What challenges do you expect to face, and how do you plan to overcome them?

The big challenge will be to examine in depth the Cypriot copyright regime, which presents a lot of particularities, such as the scarcity of case law and of legal doctrine in copyright issues. Since Cypriot copyright law was modelled to the UK Copyright Act of 1956, it has been mainly influenced by the common law copyright tradition. Nonetheless, due to the implementation of EU copyright Directives a rapprochement with continental copyright principles has been effectuated. The study will proceed to an overall analysis of the Cypriot Copyright Act and of the few case law by referring if necessary to the common law copyright principles and continental copyright principles and to case law of the European Court of Justice on the basis of the relevant question (scope of protection, exceptions etc).

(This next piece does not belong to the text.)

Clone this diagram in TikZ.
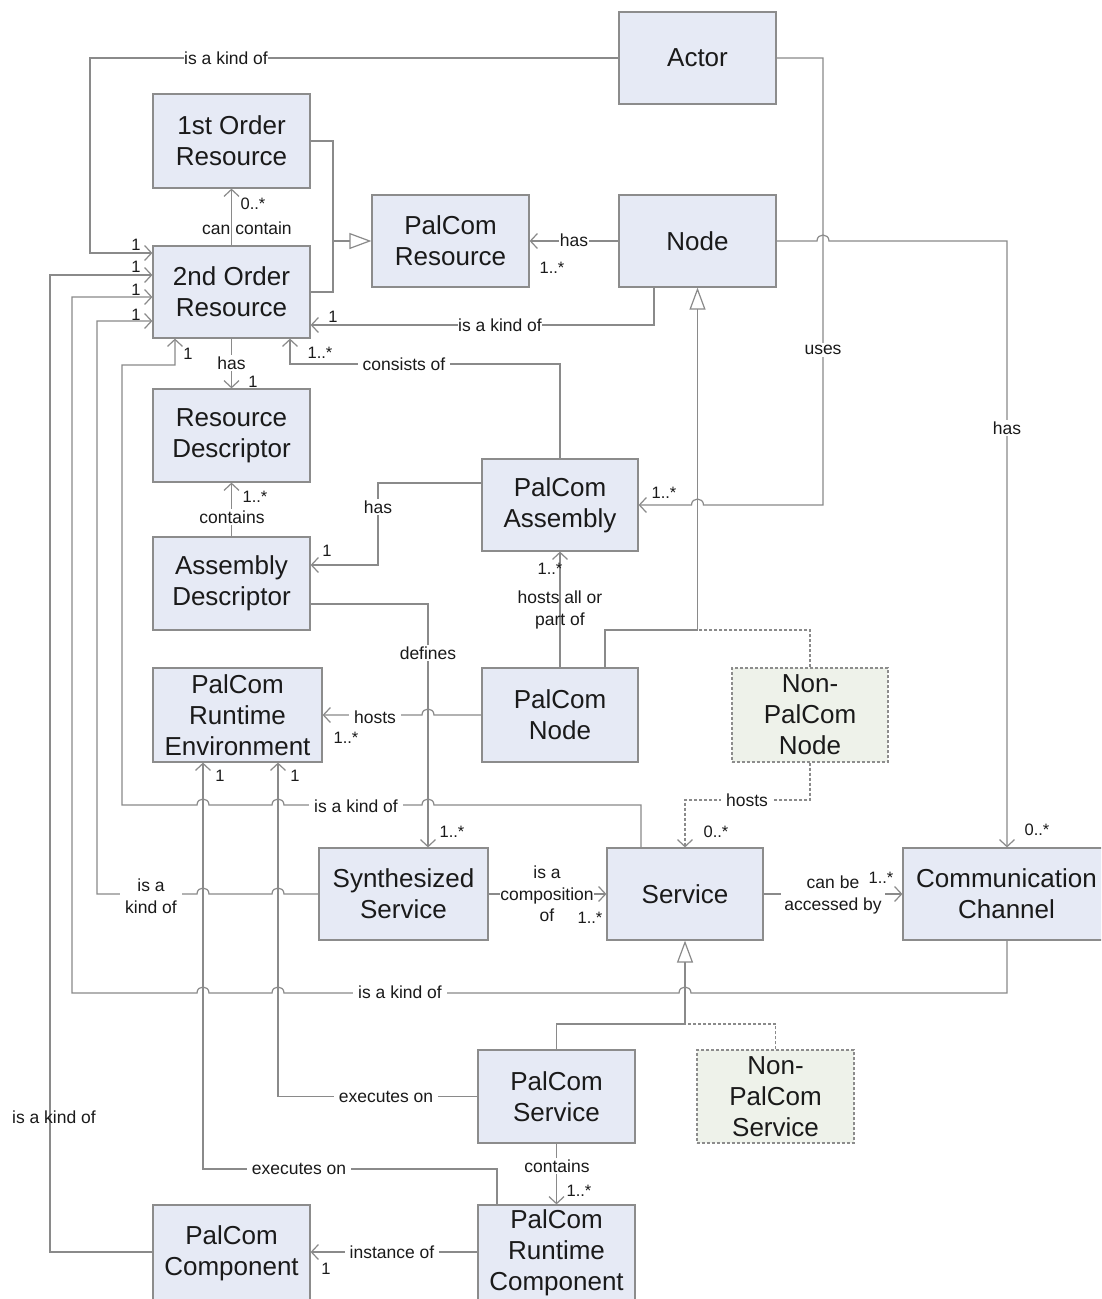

How do you plan to sustain your project after the Creative Commons funding has ended? Detail specific plans. How do you plan to raise revenue to continue your efforts in the future?

There is an option to ask for funding from the University of Cyprus and from research centres in Cyprus, such as the Cypriot Research Promotion Foundation (RPF). This option may become reality since some local institutions tend to support projects that have been met with international support and generous funding.

How can this project be scalable, or have a scalable impact?

The scalable impact of the proposed study could be the turn of academic institutions in Cyprus into default academic policy that favours Openness in the Cypriot academic environment. It could also be the creation of the local version of Creative Commons licenses in Cyprus, and said local version of CC licenses be used as a means in order to achieve Openness.

What resources and support do you expect Creative Commons to provide to your project to ensure its success (if any)?

1. Sufficient funding for the proposed study. 2. Publicity for the proposed study once it’s composed and delivered accordingly through all CC-publicity means. 3. Collaboration with all the aforementioned team-members with the aim start the process for importing CC licenses in Cyprus.

Describe how your organization currently communicates with its community members and network partners. (100 words)

The communication of the members of the aforementioned team aiming at undertaking the proposed study is shared to the local community via inter- and intra- Cypriot universities’ organizations such as the Cyprus Association of Librarian—Information Scientists as well as the many pro-Openness members of both the Cypriot and Greek academic communities.